Probably the structural claims hold. Z-Image likes single subjects regardless of register. Flux honors depth annotation regardless of register. The specific photorealism numbers are aesthetic-bound. If you are rendering anime, illustration, or stylized branding work, the relative ranking of the two models on photorealism is not the question that should drive your decision; the prompt fidelity question still is.

Sources and specifics

  • The comparison ran across rounds 26 through 29 of the bespoke article-hero pipeline, roughly 120 generations total, with Z-Image Turbo on Pinokio Z-Fusion on a Windows render box and Flux Schnell via fal.ai on the Mac side, supplemented by local mflux Flux Schnell runs.
  • The Windows render box is an RTX 3070 with 8GB of VRAM running ComfyUI under Pinokio. Z-Image Turbo at 1024x1024 fits in roughly 7GB with headroom for the OS to stay responsive.
  • Flux Schnell at fp8 wants 12GB of VRAM for headroom at 1024x1024. A Q4 GGUF runs on 8GB but at a noticeable speed and quality cost.
  • Time-to-frame measured at 1024x1024 single-subject hero: ~3s on fal.ai Flux Schnell including network, ~6s on the 3070 Z-Image Turbo including SSH dispatch from the Mac, ~8-15s on local mflux Flux Schnell on the Mac depending on throttle.

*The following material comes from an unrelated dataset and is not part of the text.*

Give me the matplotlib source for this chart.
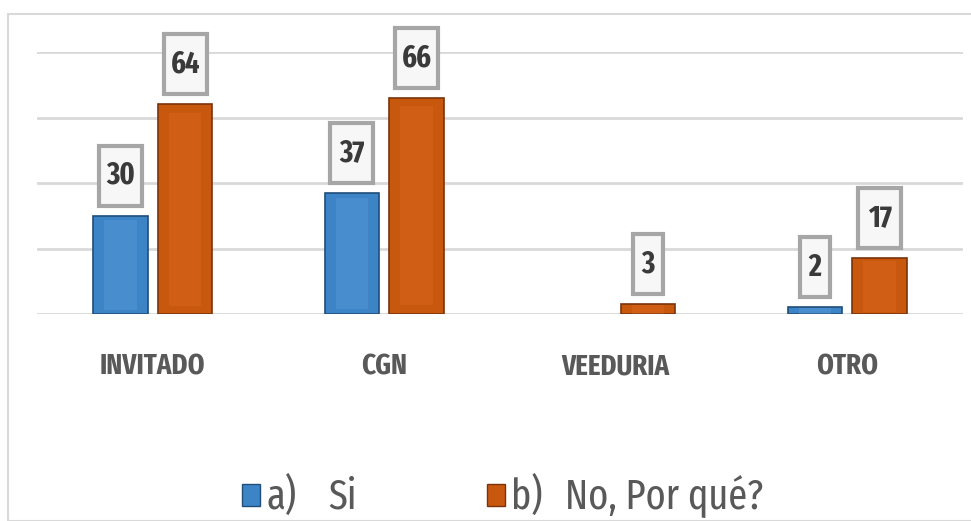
import numpy as np
import matplotlib
matplotlib.use("Agg")
import matplotlib.pyplot as plt
from matplotlib.patches import Rectangle

# ── Data ───────────────────────────────────────────────────────
categories   = ["INVITADO", "CGN", "VEEDURIA", "OTRO"]
si_values    = [30, 37, 0, 2]
no_values    = [64, 66, 3, 17]
legend_keys  = ["a)", "b)"]
legend_names = ["Si", "No, Por qué?"]

BLUE   = "#3d84c6"
ORANGE = "#c9580f"
GRID   = "#d9d9d9"
TEXT   = "#595959"
FONT   = ["Fira Sans Extra Condensed", "DejaVu Sans"]

plt.rcParams["font.family"] = FONT

W, H = 971, 521
fig = plt.figure(figsize=(W / 100, H / 100), dpi=100)
ax = fig.add_axes([37 / W, (H - 314) / H, (963 - 37) / W, (314 - 52) / H])

# outer frame of the chart area
fig.patches.append(Rectangle((8 / W, 0), 1.0, (H - 14) / H, transform=fig.transFigure,
                             fill=False, edgecolor=GRID, linewidth=1.5, zorder=0))

x = np.arange(len(categories))
width = 0.235
offset = 0.14

ax.set_xlim(-0.5, len(categories) - 0.5)
ax.set_ylim(0, 80)
ax.set_yticks([0, 20, 40, 60, 80])
ax.yaxis.grid(True, color=GRID, linewidth=2)
ax.set_axisbelow(True)
for s in ax.spines.values():
    s.set_visible(False)
ax.tick_params(axis="y", length=0, labelleft=False)
ax.tick_params(axis="x", length=0, pad=28)
ax.set_xticks(x)
ax.set_xticklabels(categories, fontsize=21, fontweight="bold", color=TEXT)

def draw_bars(xs, vals, face, edge, light):
    bars = ax.bar(xs, vals, width, color=face, edgecolor=edge,
                  linewidth=[1.2 if v else 0 for v in vals])
    # simple bevel: lighter inner strip
    ax.bar(xs, [v * 0.92 for v in vals], width * 0.6, bottom=[v * 0.04 for v in vals],
           color=light, alpha=0.25, linewidth=0)
    return bars

bars_si = draw_bars(x - offset, si_values, BLUE, "#1f4e79", "#6aaee8")
bars_no = draw_bars(x + offset, no_values, ORANGE, "#7a330a", "#e8772a")

# value boxes
px_per_unit = (314 - 52) / 80
px_per_cat = (963 - 37) / 4
gap = 10 / px_per_unit
box_h = 60 / px_per_unit
for bars, vals in ((bars_si, si_values), (bars_no, no_values)):
    for b, v in zip(bars, vals):
        if v == 0:
            continue
        cx = b.get_x() + b.get_width() / 2
        bw = (43 if v >= 10 else 30) / px_per_cat
        y0 = v + gap
        ax.add_patch(Rectangle((cx - bw / 2, y0), bw, box_h, facecolor="#f7f7f7",
                               edgecolor="#a6a6a6", linewidth=3, clip_on=False, zorder=4))
        ax.text(cx, y0 + box_h / 2, str(v), ha="center", va="center", fontsize=22,
                fontweight="bold", color="#3a3a3a", zorder=5, clip_on=False)

# legend
for i, (key, name, face, edge) in enumerate(zip(legend_keys, legend_names,
                                                 [BLUE, ORANGE], ["#1f4e79", "#7a330a"])):
    px = 242 + i * 245
    fig.patches.append(Rectangle((px / W, (H - 506) / H), 18 / W, 22 / H, transform=fig.transFigure,
                                 facecolor=face, edgecolor=edge, linewidth=1))
    fig.text((px + 24) / W, (H - 497) / H, key, fontsize=30, color=TEXT, va="center")
    fig.text((px + 86 - 8 * i) / W, (H - 497) / H, name, fontsize=30, color=TEXT, va="center")

fig.savefig("out.png", dpi=100)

  • GOOD-verdict rates across rounds 26-29: ~40% under a single-model strategy, ~65% under the routed-per-concept strategy. Verdicts come from one operator grading on phone; not a public benchmark.
  • All claims are empirical to one operator's aesthetic (dark-studio iridescent glass macros plus single-subject hero work). They likely generalize on the structural axes (VRAM, prompt grammar) and likely do not generalize on the photorealism flavor judgments.